◆ RECORDS FOR PROCESSING
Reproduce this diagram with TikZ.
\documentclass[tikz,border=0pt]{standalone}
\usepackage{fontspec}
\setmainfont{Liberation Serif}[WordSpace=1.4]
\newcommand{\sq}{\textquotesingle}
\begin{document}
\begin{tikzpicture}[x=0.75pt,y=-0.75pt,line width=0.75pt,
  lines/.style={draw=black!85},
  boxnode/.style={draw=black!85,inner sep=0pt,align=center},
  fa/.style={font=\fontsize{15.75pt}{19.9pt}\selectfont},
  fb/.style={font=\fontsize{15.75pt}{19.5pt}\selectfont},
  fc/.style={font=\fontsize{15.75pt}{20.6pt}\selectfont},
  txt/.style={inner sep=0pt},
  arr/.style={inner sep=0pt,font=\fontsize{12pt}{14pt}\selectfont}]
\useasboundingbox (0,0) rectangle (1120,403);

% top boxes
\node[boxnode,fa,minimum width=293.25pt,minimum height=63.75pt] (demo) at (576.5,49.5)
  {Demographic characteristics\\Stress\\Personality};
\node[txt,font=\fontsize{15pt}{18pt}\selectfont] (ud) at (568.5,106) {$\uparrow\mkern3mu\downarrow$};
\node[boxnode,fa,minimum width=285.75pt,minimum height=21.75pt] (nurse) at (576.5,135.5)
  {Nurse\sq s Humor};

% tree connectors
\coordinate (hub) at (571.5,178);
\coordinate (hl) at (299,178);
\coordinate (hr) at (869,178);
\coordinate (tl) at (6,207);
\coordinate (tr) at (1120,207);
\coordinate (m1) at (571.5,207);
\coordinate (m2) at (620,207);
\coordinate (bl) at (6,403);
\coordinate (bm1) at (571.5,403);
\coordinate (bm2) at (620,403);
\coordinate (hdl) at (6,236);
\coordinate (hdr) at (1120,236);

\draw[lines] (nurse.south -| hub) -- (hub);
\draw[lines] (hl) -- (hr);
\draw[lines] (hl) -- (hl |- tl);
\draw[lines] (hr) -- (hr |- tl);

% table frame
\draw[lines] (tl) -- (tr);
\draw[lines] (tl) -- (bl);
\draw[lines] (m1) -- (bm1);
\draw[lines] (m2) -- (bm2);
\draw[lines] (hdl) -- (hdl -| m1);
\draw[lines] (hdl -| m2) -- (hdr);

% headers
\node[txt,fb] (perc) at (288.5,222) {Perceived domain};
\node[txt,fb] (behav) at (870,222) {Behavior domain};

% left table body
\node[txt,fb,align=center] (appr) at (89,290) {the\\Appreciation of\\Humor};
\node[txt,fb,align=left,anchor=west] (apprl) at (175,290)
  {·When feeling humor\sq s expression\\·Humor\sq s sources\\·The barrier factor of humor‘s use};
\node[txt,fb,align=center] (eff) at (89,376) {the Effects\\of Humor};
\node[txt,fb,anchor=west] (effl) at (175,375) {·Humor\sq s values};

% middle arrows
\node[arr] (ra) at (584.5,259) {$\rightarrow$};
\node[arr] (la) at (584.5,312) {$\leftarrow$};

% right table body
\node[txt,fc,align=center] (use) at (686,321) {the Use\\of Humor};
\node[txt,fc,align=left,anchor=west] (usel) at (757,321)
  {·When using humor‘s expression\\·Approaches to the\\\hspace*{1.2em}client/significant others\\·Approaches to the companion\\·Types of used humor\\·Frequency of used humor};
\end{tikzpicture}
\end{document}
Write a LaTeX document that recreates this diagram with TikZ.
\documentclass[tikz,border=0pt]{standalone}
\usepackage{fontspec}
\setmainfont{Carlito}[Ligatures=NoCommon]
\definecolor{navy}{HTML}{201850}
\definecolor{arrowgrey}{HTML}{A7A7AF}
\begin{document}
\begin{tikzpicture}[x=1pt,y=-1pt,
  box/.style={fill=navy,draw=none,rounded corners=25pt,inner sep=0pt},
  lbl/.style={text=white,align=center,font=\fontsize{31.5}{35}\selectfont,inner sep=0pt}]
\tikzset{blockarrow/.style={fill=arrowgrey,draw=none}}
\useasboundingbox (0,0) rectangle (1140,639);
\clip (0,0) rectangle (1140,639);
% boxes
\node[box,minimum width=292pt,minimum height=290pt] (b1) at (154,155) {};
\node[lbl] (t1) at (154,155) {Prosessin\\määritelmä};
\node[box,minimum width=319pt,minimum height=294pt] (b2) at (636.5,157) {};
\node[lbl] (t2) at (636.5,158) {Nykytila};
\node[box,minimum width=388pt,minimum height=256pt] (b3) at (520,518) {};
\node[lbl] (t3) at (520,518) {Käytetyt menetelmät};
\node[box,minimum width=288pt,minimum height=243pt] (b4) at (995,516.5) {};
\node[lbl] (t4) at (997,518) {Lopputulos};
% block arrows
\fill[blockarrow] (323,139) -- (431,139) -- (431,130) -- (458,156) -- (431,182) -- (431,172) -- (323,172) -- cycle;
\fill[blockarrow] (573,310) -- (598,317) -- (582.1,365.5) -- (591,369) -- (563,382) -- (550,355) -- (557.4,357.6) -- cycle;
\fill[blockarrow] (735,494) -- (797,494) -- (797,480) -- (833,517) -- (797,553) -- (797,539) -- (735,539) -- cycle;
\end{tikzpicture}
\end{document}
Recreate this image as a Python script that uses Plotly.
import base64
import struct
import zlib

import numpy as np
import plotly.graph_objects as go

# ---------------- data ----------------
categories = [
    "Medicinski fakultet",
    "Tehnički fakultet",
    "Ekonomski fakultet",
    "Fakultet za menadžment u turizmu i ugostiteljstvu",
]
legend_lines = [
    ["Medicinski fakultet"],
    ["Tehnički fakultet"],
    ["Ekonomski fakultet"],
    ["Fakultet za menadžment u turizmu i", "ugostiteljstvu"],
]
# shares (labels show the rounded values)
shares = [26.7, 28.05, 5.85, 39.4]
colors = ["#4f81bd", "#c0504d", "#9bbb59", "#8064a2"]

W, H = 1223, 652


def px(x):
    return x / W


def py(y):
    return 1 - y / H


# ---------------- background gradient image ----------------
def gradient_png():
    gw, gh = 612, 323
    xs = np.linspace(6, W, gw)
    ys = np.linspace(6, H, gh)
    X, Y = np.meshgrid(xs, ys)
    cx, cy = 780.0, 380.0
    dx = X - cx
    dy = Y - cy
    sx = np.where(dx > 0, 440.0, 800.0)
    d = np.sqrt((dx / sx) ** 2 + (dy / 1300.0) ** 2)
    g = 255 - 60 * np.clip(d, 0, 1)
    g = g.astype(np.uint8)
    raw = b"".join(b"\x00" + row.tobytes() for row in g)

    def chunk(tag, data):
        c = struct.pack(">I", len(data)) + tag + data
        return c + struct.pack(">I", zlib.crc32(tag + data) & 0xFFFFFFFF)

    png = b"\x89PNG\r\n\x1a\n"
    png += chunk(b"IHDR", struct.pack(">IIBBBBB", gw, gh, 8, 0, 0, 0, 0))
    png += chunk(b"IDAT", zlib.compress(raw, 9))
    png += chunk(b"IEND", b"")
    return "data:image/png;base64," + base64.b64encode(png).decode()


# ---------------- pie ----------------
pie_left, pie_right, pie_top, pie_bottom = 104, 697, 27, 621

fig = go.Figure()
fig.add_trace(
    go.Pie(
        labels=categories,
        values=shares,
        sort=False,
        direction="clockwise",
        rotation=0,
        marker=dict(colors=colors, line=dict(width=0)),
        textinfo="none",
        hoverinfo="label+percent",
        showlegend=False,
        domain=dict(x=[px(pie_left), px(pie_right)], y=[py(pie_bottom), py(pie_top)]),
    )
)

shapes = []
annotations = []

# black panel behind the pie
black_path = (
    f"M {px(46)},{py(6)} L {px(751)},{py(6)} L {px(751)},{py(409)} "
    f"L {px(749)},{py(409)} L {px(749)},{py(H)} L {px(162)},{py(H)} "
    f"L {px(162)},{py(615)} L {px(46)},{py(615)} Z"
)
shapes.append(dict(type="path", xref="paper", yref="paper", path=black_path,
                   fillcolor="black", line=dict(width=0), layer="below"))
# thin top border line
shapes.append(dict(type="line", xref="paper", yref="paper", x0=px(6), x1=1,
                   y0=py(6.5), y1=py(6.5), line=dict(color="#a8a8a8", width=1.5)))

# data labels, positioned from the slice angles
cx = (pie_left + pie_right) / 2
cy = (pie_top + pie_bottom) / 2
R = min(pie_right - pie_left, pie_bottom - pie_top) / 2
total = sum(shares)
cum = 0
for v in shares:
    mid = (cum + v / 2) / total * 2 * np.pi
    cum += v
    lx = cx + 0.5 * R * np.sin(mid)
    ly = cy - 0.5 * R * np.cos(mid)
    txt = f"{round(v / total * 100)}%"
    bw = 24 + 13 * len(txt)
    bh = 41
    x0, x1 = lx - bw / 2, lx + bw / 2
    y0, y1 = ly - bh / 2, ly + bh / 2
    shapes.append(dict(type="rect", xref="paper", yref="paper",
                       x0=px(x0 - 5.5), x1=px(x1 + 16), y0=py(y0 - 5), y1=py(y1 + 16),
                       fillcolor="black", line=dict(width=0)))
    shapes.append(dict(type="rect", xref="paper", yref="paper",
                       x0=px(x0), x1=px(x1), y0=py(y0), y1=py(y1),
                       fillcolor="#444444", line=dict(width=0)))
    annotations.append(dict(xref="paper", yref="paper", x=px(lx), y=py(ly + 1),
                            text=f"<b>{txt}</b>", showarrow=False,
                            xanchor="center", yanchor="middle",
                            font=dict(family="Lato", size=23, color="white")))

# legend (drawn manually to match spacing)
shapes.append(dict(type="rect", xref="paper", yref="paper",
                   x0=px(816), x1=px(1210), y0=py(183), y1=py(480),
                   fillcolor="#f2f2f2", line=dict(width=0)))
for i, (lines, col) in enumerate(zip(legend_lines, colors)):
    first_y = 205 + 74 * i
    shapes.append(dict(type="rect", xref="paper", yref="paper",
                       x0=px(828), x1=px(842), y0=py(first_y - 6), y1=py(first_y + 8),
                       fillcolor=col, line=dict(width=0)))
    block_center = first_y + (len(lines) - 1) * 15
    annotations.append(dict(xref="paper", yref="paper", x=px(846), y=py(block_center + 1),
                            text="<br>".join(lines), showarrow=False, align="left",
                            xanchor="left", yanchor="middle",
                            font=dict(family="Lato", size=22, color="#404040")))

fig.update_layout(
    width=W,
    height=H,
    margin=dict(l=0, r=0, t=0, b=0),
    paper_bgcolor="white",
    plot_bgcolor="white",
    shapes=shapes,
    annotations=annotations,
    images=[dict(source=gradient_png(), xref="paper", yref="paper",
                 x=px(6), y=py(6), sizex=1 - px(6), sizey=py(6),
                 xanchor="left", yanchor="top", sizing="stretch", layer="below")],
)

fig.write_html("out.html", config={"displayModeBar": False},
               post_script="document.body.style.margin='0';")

◆ CHALLENGE
Determine how many lines include the word "diagram" and report that number by itself.

◆ COMPLETED EXERCISE
2